Lynn’s presser was upbeat and full of praise, but one comment intrigued me more than all the others. Tyrell Williams scored on the Chargers first offensive play with a 75-yard touchdown. From the stands it looked like a vanilla coverage that was simply exposed by a nice route from the speedster, but Lynn took a different view. He told reporters that he and his QB coach Shane Steichen ‘knew’ it was going to be a touchdown. The Chargers used pre-snap motion to pull the Titans linebackers close to the line of scrimmage.
This was meant to be a contain coverage from the Titans, as they overcommitted to stopping the out route by Keenan Allen. Tyrell Williams then blew past Logan Ryan and scored what became an easy touchdown. In the words of Lynn, ‘that’s preparation’, plain and simple.
Tyrell Williams echoed similar thoughts, saying that they had worked on that play throughout the week and knew it would generate a huge chunk of yards against a conservative Titans coverage.
In some ways, the Chargers used their tendencies in the first six weeks to set themselves up for this play. Only the Cowboys ran a higher percentage of runs on first down than Lynn’s Chargers entering the game. And not only were the Chargers run-heavy, but they were effective at it. They averaged six yards per carry on first down runs, second to only the Carolina Panthers.
YouTube: Philip Rivers Launches 75-Yd TD to Tyrell Williams!
Sean Culkin’s pre-snap motion drew all three Titans linebackers underneath, simply because they were worried about the potential of a run up the middle. Not only is this an outdated philosophy on the defensive side of the ball, but it makes little sense to play this way when Melvin Gordon isn’t on the field.
While the Titans mistakes did play a part in this early touchdown, the play was an aggressive risk from the Los Angeles Chargers, and the type that has propelled them into being Super-bowl contenders. The end of Mike McCoy’s reign at the Chargers was characterised by bland and predictable play-calling. Anthony Lynn was brought in to work alongside Ken Whisenhunt and fix this, but the 2017 season looked as if Lynn was just Mike McCoy wearing a mask.

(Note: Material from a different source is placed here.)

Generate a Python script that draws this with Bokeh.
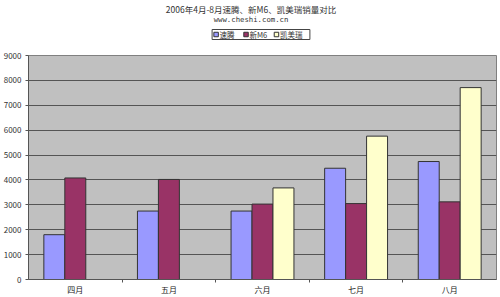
from bokeh.plotting import figure
from bokeh.layouts import column
from bokeh.models import ColumnDataSource, FixedTicker, Range1d
from bokeh.core.properties import value
from bokeh.embed import file_html
from bokeh.resources import INLINE

months = ["四月", "五月", "六月", "七月", "八月"]
series_names = ["速腾", "新M6", "凯美瑞"]
sagitar = [1800, 2750, 2750, 4470, 4740]
m6 = [4080, 4020, 3030, 3050, 3120]
camry = [float("nan"), float("nan"), 3680, 5760, 7710]
y_ticks = [0, 1000, 2000, 3000, 4000, 5000, 6000, 7000, 8000, 9000]
title_text = "2006年4月-8月速腾、新M6、凯美瑞销量对比"
subtitle_text = "www.cheshi.com.cn"

colors = ["#9999FF", "#993366", "#FFFFCC"]
FONT = "Noto Sans CJK SC"
W = 500
TOP_H = 45
MAIN_H = 297 - TOP_H
LEFT, RIGHT = 27, 4

# ---- header: title, subtitle, legend (frame aligned with main frame) ----
hdr = figure(width=W, height=TOP_H, output_backend="svg", toolbar_location=None,
             x_range=Range1d(LEFT, W - RIGHT), y_range=Range1d(TOP_H, 0),
             x_axis_type=None, y_axis_type=None, min_border=0,
             min_border_left=LEFT, min_border_right=RIGHT)
hdr.title.visible = False
hdr.outline_line_color = None
hdr.grid.visible = False
hdr.background_fill_color = "white"
hdr.border_fill_color = "white"

hdr.text(x=[250], y=[8], text=[title_text], text_align="center", text_baseline="middle",
         text_font=value(FONT), text_font_size="8.5px", text_color="#333333")
hdr.text(x=[250], y=[19], text=[subtitle_text], text_align="center", text_baseline="middle",
         text_font=value("DejaVu Sans Mono"), text_font_size="7.3px", text_color="#333333")

hdr.quad(left=[211], right=[309], top=[29], bottom=[39], fill_color="white",
         line_color="#444444", line_width=1)
sq_x = [215, 245, 275.5]
txt_x = [218.5, 248.5, 279]
hdr.rect(x=sq_x, y=[34] * 3, width=4.5, height=4.5, fill_color=colors,
         line_color="#333333", line_width=1)
hdr.text(x=txt_x, y=[34.3] * 3, text=series_names, text_align="left", text_baseline="middle",
         text_font=value(FONT), text_font_size="7.5px", text_color="#333333")

# ---- main chart ----
xs = list(range(len(months)))
p = figure(width=W, height=MAIN_H, output_backend="svg", toolbar_location=None,
           x_range=Range1d(-0.5, len(months) - 0.5), y_range=Range1d(0, 9000),
           min_border_left=LEFT, min_border_right=RIGHT, min_border_bottom=18,
           min_border_top=55 - TOP_H)
p.title.visible = False
p.background_fill_color = "#C0C0C0"
p.border_fill_color = "white"
p.outline_line_color = "#808080"

bw = 0.224
for i, (vals, c) in enumerate(zip([sagitar, m6, camry], colors)):
    src = ColumnDataSource(dict(x=[x + (i - 1) * bw for x in xs], top=vals))
    p.vbar(x="x", top="top", bottom=0, width=bw, source=src,
           fill_color=c, line_color="#333333", line_width=1)

p.xgrid.visible = False
p.ygrid.ticker = FixedTicker(ticks=y_ticks)
p.ygrid.grid_line_color = "#555555"
p.ygrid.grid_line_width = 1

p.yaxis.ticker = FixedTicker(ticks=y_ticks)
p.yaxis.major_label_text_font = FONT
p.yaxis.major_label_text_font_size = "8px"
p.yaxis.major_label_text_color = "#333333"
p.yaxis.axis_line_color = "#555555"
p.yaxis.major_tick_line_color = "#555555"
p.yaxis.major_tick_out = 3
p.yaxis.major_tick_in = 0
p.yaxis.minor_tick_line_color = None
p.yaxis.major_label_standoff = 4

p.xaxis.ticker = FixedTicker(ticks=xs, minor_ticks=[x + 0.5 for x in xs[:-1]])
p.xaxis.major_label_overrides = {x: m for x, m in zip(xs, months)}
p.xaxis.major_label_text_font = FONT
p.xaxis.major_label_text_font_size = "8px"
p.xaxis.major_label_text_color = "#222222"
p.xaxis.major_tick_line_color = None
p.xaxis.minor_tick_line_color = "#555555"
p.xaxis.minor_tick_out = 3
p.xaxis.minor_tick_in = 0
p.xaxis.axis_line_color = "#555555"
p.xaxis.major_label_standoff = -2

layout = column(hdr, p, spacing=0)
open("out.html", "w").write(file_html(layout, INLINE))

As Warren Sharp outlined in an excellent and revealing article, the Chargers play-calling in 2017 was bland. This, alongside some historically comical special teams play, completely derailed the Chargers season. GM Tom Telesco has built a superb roster and drafted very well, but bland play-calling from Lynn and Whisenhunt caused this roster to stagnate and get stuck in NFL purgatory.
The Chargers ran the ball in 2017 on first down at the third-highest rate, but they were joint last in success rate. Of the 44 qualified running backs, Melvin Gordon ranked dead last terms of efficiency on first down, but Anthony Lynn still force fed him.
So how does this relate to the 2018 Chargers? Well in honesty, not a lot has changed philosophically. The simple difference is that the Chargers have gotten good at running on first down, and can now kind of justify it. Only the Dallas Cowboys have opted for a higher percentage of first-down runs, but the Chargers have been highly efficient on them this year. These successful runs have taken the pressure off Phil Rivers as he faces less third and longs than he did last year, but they have changed the way that defenses play against them. For right or wrong, teams are having to stack boxes to stop the run and to stop Keenan Allen, who runs a lot of hitches and slants underneath.
But there is a sense of aggression from this team that has been lacking in recent years. Tyrell Williams’ early touchdown emphasized this. As did Mike Williams’ touchdown later on in the game. This is a team that has moved away from the predictable two-tight end sets and stick plays that Mike McCoy lived on throughout his career. This is a vertical offense with two excellent deep threats who can take advantage of stacked boxes, and the extra safety coverage that Keenan Allen receives every time he runs a slant or an out route.
The first play of the game only counted for seven points, but it symbolised what this Chargers team has become. This is an aggressive team who’s improved efficiency has propelled them into the AFC Championship race. This team has always historically been able to make big plays, but a lot of those big plays felt forced because Phil Rivers nearly always had to turn on gunslinger mode. Now, they play with a clearer mind, and their preparation actually matters as they are now able to stay on script.
Phil Rivers’ interception stats are down, but he is still an aggressive quarterback. There is an element of control about this Chargers team, and with Joey Bosa nearly back, they should be feared.